What changes with age is the body that carries the salt, and the body’s changes are real and deserve to be honoured with honesty rather than dismissed with breezy reassurance. The knees stiffen. The eyesight dims. The energy that once seemed inexhaustible now requires management, rationing, and the wisdom to know which expenditures are worth the cost. These changes are genuine, and a devotional that pretends otherwise insults the reader’s intelligence and dishonours the lived experience of everyone who has crossed the threshold of middle age and discovered that the vehicle is showing signs of wear.

But the vehicle is the body. The salt is the identity. And the identity, like the substance it takes its name from, does not degrade with time. A person whose body has slowed but whose salt remains potent is like a jar that has aged and weathered on the outside while the contents inside remain as chemically active as the day they were sealed. The jar may be cracked. The label may have faded. The shelf it sits on may wobble. But open the jar and taste what is inside, and you will discover that the salt is as strong as ever, as ready to preserve, to season, and to heal as it was on the first day of February when Jesus declared over your life: you are the salt of the earth.

Consider the people in your life who embody this truth. The grandmother whose words still carry more weight in a single sentence than the entire output of a week-long conference. The retired teacher whose former students, now in their forties, still quote something she said in a Year 9 classroom three decades ago. The elderly man at the back of the church whose quiet presence during the prayer meeting carries a seasoning that the younger, louder, more energetic voices in the room cannot replicate, because his salt has been refined by decades of faithful living and the flavour it carries is deeper, richer, and more complex than anything youth can produce.

These people are the living proof of Psalm 92:14. They are still bearing fruit.
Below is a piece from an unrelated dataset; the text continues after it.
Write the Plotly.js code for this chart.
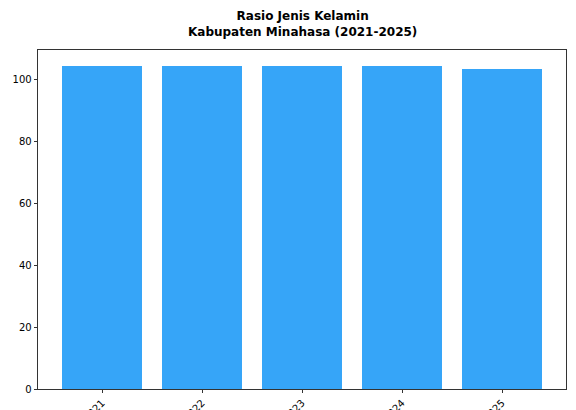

They are still deshen, still raanan, still full of sap and luxuriant with life. Their bodies have slowed, their diaries have emptied, their public profiles have diminished, and yet the rooms they enter still taste different because of their presence. The salt held. The decades tested it, and it held.

This is the promise that February carries into the later chapters of your life. The identity you are exploring this month is permanent. It was placed on you before you achieved anything (Day 38), it was sealed with a covenant that has no expiry clause (Day 33), it was proven in valleys designed to test it (Day 39), and it was refined by fire that burned away everything except the genuine substance (Day 46). This identity does not retire when you do. It does not diminish when your energy diminishes. It does not lose its potency when your body loses its vigour. It remains, because salt remains, and what remains is still capable of doing everything it was created to do.

You are going to be salty for a very long time. The decades ahead of you are decades of continued fruitfulness, continued seasoning, continued preservation, and continued healing, because the substance that makes all of this possible has no expiry date and the God who placed it in you has no intention of removing it. The tree is still green. The branches are still heavy. The sap is still running. And the world still needs what you carry, whether you carry it at thirty or at ninety-three.

Stay fresh. Stay green. Stay salty. The best fruit often grows on the oldest branches.


Declaration

My salt has no expiry date. The substance I carry today is the same substance I will carry in every season that follows, because salt does not degrade with time and the identity God placed in me does not retire when my body slows. I am deshen and raanan, full of sap and luxuriant with life, and the rooms I enter in my later years will taste of my presence with the same potency they carry today. I bear fruit in every season, including the ones the world expects to be barren. My branches are heavy. My leaves are green. My salt is as chemically active as the day it was first placed in my jar, and the decades that lie ahead of me are decades of continued service, continued flavour, and continued fruitfulness. I am still salty, and I always will be.